Wednesday, October 2, 2019

info visualisation - Best way to visualize route frequency on a map?


I have a map that displays flight routes. Now I'd like to indicate that some routes are operated more frequently.


Example (flights per week):



  • SFO - NRT: 27


  • JFK - BER: 4

  • BER - DXB: 12


How to visualize the frequency so that the user is able to distinguish between frequent and less frequent routes?


I can imagine various solutions, including



  1. stroke width,

  2. dotted/dashed line with varying gaps, or

  3. color gradient.



Are there best practices?



Answer



Summary


Stroke width and color gradient are good choices, because you are dealing with ordinal data. Dotted/dashed line would not be a good choice for ordinal data.




Detailed Answer


Choose appropriate visual encodings.


Since you want the user to be distinguish frequent from less frequent routes, you need to choose a visual property that represents ordinal data.


Ordinal data is typically separated into natural, ordered categories, where the distances between the categories is not known -- for example small, medium, large. It is distinct from quantitative data.

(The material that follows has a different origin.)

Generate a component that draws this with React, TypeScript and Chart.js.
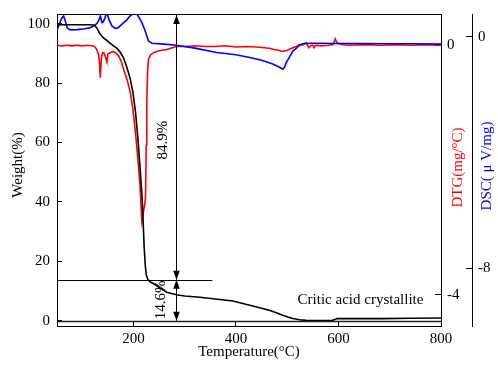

In Chapter 4 of his book Designing Data Visualizations, Noah Ilinisky says:




Whether a visual property has a natural ordering is determined by whether the mechanics of our visual system and the “software” in our brains automatically—unintentionally—assign an order, or ranking, to different values of that property.



...



For example, position has a natural ordering; shape doesn’t. Length has a natural ordering; texture doesn’t (but pattern density does). Line thickness or weight has a natural ordering; line style (solid, dotted, dashed) doesn’t. Depending on the specifics of the visual property, its natural ordering may be well suited to representing quantitative differences (27, 33, 41), or ordinal differences (small, medium, large, enormous).



The image attached is also taken from his book. It suggests that line weight and color saturation (gradient) are intuitive ways to encode ordinal data.


Also shown in the image, a dotted/dashed line (line pattern) would not be a good choice for ordinal data.